I read all about pros and cons of RMSE vs. other absolute errors namely mean absolute error (MAE). See the the following references:
- MAE and RMSE — Which Metric is Better?
- What's the bottom line? How to compare models
- Or this nice blogpost, or this question in stats.stackexchange containing interesting responses, and this one in datascience.stackexchange
Still I can not get my head around something about RMSE:
Scenario: Let's say we have a regressor for predicting house prices with a MAE of 20.5\$ and a RMSE of 24.5\$. Based on MAE, I can certainly interpret that the average difference between the predicted and the actual price is 20.5\$. How can I interpret RMSE? Can we still safely say the predicted and the actual price are off by 24.5\$ at the same time base on RMSE (upper-bound of prediction error)?
In the first medium post, it says:
RMSE does not describe average error alone and has other implications that are more difficult to tease out and understand.

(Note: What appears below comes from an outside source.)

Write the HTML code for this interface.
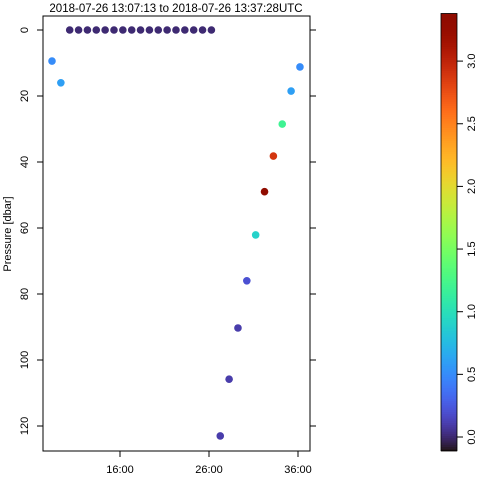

It confuses me a little. And I could not find any reliable reference to also clearly state that one can safely interpret RSME as one does MAE. Is RMSE is simply a only mathematically more convenient for optimization etc., and we are better off with MAE for the interpretation?
Any detailed explanation is highly appreciated.
The second part of your answer, the post you introduced, are useful facts about RMSE, but I was fully aware of those and in fact the post was in my references already (the stats.stackexchange in the third bullet point).